Working with Model Configuration in Hugging Face
Model configuration in Hugging Face can be loaded, inspected and even customized before initializing a model. Below is a structured implementation showing how configuration works in real scenarios.
1. Install Required Libraries
Run the following command in your command prompt.
pip install transformers
2. Loading a Pretrained Configuration
The AutoConfig class allows you to load the configuration of any pretrained model.
- AutoConfig reads the configuration file associated with the model.
- Printing config displays all architectural parameters such as layers, hidden size and attention heads.
- This does not load the model weights but only the blueprint.
from transformers import AutoConfig
config = AutoConfig.from_pretrained("bert-base-uncased")
print(config)
Output:

3. Accessing Specific Configuration Parameters
We can directly inspect important attributes from the configuration object. These parameters define the size and capacity of the model:
- Hidden size determines embedding dimension.
- Number of layers controls model depth.
- Attention heads define parallel attention mechanisms.
- Vocabulary size determines how many tokens the model can handle.
print("Hidden Size:", config.hidden_size)
print("Number of Layers:", config.num_hidden_layers)
print("Attention Heads:", config.num_attention_heads)
print("Vocabulary Size:", config.vocab_size)
Output:

4. Loading a Model with Its Configuration
This code loads a pretrained BERT model using AutoModel. When from_pretrained() is called, Hugging Face automatically reads the model’s configuration, builds the architecture and loads the pretrained weights into it.
- Load a pretrained model with initialized architecture and weights
- Automatically apply the correct configuration
- Keep the code simple and efficient
from transformers import AutoModel
model = AutoModel.from_pretrained("bert-base-uncased")
Output:

5. Creating a Custom Configuration
You can also define a custom configuration before building a model.
- A new BERT architecture is defined manually.
- The model is created using this custom blueprint.
- Since no pretrained checkpoint is loaded, the model is initialized with random weights.
from transformers import BertConfig, BertModel
custom_config = BertConfig(
hidden_size=512,
num_hidden_layers=6,
num_attention_heads=8,
intermediate_size=2048
)
model = BertModel(custom_config)
print(model.config)
Output:

Working with Model Parameters
Model parameters are the learnable weights inside a transformer. They determine how the model makes predictions and are updated during training. Below are practical and relevant operations you can perform with parameters.
1. Install Required Libraries
Run the following command in your command prompt
pip install transformers torch
2. Load a Pretrained Model
- Loads the BERT base model.
- Both configuration and pretrained weights are initialized automatically.
from transformers import AutoModel
import torch
model = AutoModel.from_pretrained("bert-base-uncased")
Output:

3. View Model Parameters
- named_parameters() returns each layer name and its weight tensor.
- param.shape shows the size of the weight matrix.
- Useful for understanding internal structure.
for name, param in model.named_parameters():
print(name, param.shape)
break
Output:
embeddings.word_embeddings.weight torch.Size([30522, 768])
4. Count Total Parameters
- numel() counts elements inside each tensor.
- This calculates total learnable parameters.
- BERT-base has around 110 million parameters.
total_params = sum(p.numel() for p in model.parameters())
print("Total Parameters:", total_params)
Output:
Total Parameters: 109482240
5. Freeze Parameters
Setting requires_grad = False stops the model’s weights from updating during training.

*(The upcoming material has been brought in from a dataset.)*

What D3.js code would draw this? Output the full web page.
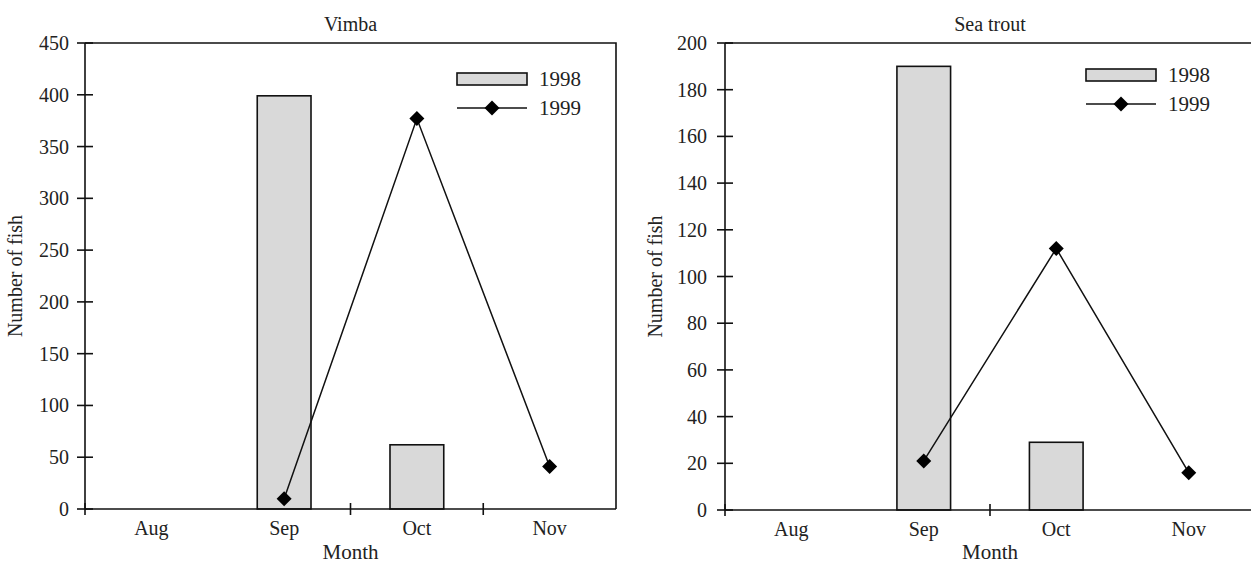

It is commonly used in transfer learning, where the pretrained model is kept fixed and only new layers are trained.
for param in model.parameters():
param.requires_grad = False
You can download the full code from here
Model Parameters vs Configuration
Aspect | Configuration | Parameters |
|---|---|---|
Definition | Defines the architecture and structural settings of the model | Learnable weights adjusted during training |
Purpose | Determines how the model is built | Stores learned knowledge from data |
Contains | Layers, hidden size, attention heads, dropout, vocabulary size | Numerical weight values (millions or billions) |
Role in Model | Acts as the blueprint | Acts as the learned intelligence |
Changes During Training | No | Yes |
Required For | Building the model structure | Making predictions and performing inference |
Advantages
- Adjust layers, hidden size or attention heads to design models suited to specific tasks.
- Changing configuration (e.g., fewer layers) directly reduces the number of parameters, making the model lighter.
- Smaller configurations lead to fewer parameters, which lowers memory and compute requirements.
- Tuning architectural settings can improve speed and efficiency without retraining from scratch.
- Custom configurations allow experimentation with different model sizes and structures, while parameters adapt through training.
Limitations of Modifying
- Changing architecture usually prevents loading existing parameters.
- Custom models require training from scratch.
- Poor configuration choices can reduce model accuracy.